Short task => Write out nothing but the lines from the first line of the entries below through the line with "import * as"; no pictures go in.

···

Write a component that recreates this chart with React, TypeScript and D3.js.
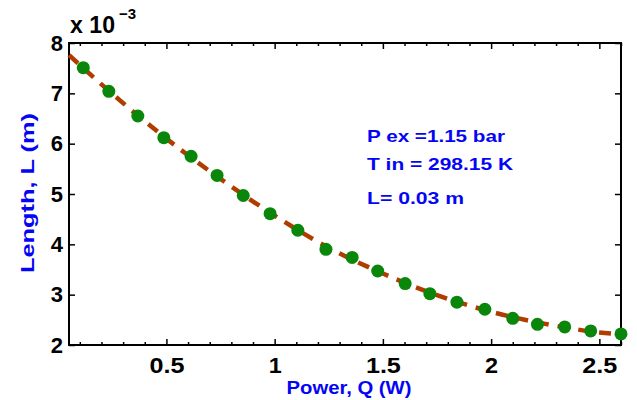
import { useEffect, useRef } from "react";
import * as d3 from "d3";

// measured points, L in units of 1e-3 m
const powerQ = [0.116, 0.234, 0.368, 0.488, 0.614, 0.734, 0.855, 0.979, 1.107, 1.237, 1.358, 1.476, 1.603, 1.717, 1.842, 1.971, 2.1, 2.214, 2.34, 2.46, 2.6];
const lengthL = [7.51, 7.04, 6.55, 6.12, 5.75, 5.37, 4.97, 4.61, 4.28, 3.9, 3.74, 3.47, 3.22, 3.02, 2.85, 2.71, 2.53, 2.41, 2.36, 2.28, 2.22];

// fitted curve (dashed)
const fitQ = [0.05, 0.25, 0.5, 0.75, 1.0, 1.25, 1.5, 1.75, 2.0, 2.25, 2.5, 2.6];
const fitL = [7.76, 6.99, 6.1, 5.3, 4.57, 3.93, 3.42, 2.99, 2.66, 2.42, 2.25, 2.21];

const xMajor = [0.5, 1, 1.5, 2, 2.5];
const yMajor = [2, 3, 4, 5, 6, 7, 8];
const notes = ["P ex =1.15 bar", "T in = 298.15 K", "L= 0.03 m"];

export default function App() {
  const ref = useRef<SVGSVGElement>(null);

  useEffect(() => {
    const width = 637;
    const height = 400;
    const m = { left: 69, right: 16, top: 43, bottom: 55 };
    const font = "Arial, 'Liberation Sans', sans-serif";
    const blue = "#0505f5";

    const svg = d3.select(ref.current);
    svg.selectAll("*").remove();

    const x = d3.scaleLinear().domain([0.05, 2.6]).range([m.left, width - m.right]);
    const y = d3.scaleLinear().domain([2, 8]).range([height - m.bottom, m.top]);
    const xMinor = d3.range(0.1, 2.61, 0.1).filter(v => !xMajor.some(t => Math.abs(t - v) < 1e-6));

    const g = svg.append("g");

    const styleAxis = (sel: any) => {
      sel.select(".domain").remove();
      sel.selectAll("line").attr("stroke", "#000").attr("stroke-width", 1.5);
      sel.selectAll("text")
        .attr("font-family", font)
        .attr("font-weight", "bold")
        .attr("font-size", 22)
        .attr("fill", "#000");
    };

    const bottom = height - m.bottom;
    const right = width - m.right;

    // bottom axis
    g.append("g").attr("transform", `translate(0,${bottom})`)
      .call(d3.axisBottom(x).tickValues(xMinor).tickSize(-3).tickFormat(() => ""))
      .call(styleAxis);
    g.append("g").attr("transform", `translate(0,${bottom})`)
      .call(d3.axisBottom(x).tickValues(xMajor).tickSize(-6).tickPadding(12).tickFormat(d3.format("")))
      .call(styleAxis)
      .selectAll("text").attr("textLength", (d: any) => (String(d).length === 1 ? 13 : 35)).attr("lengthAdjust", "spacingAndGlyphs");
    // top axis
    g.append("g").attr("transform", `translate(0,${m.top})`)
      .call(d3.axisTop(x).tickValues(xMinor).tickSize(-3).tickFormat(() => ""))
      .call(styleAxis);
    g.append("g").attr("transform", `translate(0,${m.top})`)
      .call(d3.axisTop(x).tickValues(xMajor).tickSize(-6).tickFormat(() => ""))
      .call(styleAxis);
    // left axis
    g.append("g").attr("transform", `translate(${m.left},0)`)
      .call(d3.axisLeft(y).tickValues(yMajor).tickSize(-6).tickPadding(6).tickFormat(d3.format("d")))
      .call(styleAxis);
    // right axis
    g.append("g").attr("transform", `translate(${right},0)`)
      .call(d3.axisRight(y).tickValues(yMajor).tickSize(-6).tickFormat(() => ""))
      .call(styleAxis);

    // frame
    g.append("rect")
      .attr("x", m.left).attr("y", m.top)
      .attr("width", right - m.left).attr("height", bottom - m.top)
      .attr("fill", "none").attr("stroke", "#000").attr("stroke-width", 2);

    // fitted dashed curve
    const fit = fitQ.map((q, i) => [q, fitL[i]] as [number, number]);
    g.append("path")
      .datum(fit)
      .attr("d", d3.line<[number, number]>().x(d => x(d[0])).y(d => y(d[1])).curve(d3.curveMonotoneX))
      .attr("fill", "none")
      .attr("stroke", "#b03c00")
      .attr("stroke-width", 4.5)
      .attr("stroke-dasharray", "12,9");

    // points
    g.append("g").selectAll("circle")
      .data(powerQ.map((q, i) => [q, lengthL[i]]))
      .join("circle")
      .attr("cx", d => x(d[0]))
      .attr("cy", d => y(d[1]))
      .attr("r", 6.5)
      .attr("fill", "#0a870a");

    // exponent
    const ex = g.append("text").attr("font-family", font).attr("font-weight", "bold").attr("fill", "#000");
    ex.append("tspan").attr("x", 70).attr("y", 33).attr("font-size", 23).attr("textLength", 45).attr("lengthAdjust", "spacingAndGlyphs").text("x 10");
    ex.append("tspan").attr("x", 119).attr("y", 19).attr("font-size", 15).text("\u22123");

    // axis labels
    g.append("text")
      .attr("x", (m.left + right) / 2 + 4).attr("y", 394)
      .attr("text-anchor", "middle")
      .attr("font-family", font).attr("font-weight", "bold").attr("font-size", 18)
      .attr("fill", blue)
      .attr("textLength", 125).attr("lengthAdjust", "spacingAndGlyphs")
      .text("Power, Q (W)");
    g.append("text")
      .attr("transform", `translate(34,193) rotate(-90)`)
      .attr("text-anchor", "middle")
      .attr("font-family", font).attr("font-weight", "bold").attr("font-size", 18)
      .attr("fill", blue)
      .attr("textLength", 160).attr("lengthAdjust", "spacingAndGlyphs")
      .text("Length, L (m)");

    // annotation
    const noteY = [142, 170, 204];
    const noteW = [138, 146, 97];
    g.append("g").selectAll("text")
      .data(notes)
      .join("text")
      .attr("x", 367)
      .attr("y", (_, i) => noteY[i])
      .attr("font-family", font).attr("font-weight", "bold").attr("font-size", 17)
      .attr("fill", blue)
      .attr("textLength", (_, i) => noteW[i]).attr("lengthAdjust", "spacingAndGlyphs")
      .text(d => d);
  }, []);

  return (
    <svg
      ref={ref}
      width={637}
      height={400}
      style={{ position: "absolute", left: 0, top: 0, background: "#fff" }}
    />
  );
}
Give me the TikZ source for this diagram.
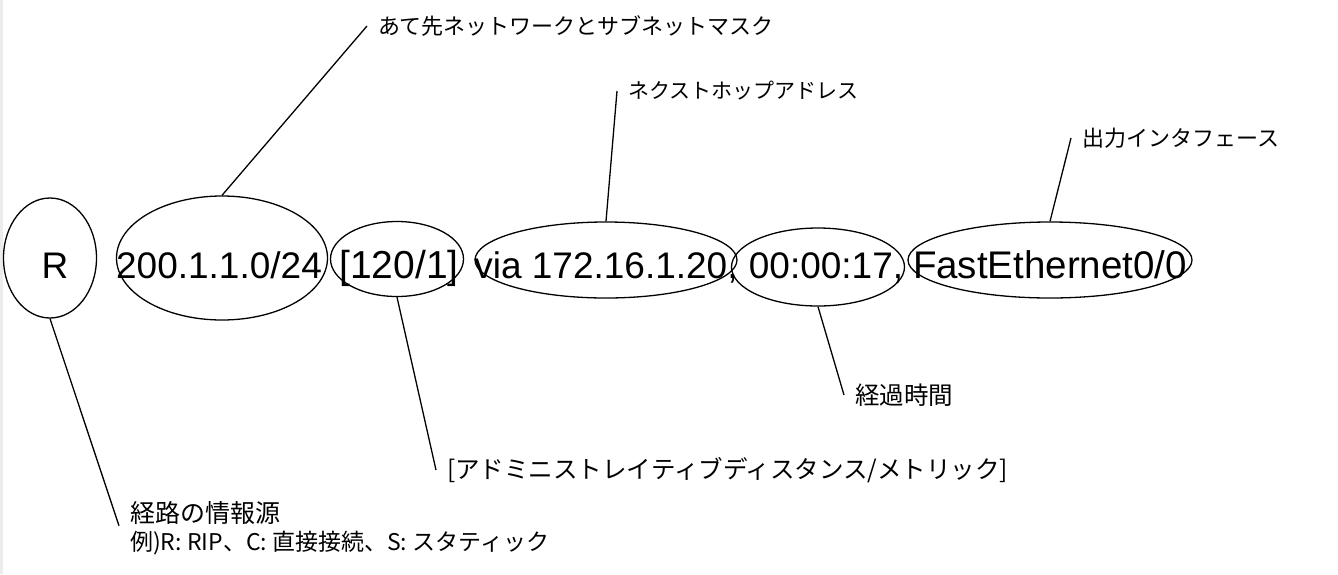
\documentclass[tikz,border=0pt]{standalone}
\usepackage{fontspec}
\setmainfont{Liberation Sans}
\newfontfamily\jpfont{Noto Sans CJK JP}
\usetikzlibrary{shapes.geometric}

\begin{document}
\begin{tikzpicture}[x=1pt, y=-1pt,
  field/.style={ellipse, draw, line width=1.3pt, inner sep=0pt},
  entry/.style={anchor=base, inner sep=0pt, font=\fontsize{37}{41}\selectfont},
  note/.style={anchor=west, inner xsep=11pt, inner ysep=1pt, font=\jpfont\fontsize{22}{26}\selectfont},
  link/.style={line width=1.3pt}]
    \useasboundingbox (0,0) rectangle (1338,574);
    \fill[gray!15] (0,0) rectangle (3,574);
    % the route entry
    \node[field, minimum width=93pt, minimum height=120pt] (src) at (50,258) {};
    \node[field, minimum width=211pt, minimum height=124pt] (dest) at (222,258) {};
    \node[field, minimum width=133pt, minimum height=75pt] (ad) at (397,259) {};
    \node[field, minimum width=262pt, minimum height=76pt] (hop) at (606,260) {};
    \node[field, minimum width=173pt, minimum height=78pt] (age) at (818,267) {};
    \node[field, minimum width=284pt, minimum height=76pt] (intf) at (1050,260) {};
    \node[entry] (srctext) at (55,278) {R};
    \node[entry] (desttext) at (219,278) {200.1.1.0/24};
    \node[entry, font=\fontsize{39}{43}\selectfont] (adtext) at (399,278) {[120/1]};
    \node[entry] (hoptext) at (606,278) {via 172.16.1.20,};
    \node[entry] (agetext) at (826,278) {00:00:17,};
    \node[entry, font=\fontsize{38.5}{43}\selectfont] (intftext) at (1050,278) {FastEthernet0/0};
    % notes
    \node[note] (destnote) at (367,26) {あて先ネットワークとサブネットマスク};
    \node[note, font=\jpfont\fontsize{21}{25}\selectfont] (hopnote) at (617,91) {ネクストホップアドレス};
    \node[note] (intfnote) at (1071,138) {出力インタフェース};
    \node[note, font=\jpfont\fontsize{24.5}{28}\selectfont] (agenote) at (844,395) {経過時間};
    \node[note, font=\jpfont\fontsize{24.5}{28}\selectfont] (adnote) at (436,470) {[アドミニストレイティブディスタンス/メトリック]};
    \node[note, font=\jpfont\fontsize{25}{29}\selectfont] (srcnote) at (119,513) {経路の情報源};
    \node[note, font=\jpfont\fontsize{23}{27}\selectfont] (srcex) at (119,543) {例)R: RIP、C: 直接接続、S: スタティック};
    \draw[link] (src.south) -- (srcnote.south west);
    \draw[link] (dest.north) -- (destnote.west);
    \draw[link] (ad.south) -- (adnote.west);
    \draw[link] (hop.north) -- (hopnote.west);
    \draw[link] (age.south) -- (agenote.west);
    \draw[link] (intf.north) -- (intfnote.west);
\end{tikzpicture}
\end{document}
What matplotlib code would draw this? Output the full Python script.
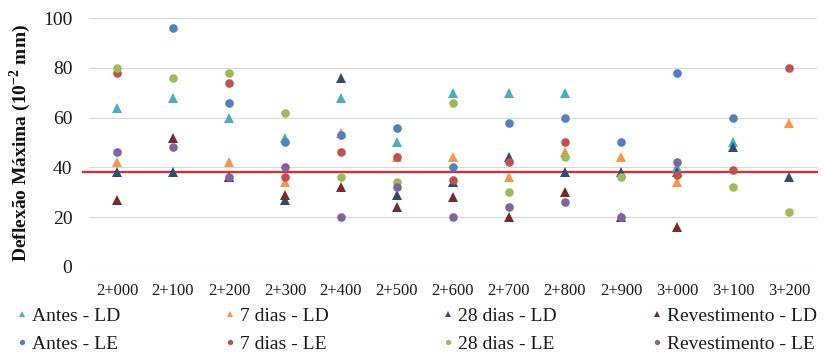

···

Response to this exercise =>
Write a component that recreates this chart with React, TypeScript and D3.js.
import { useEffect, useRef } from "react";
import * as d3 from "d3";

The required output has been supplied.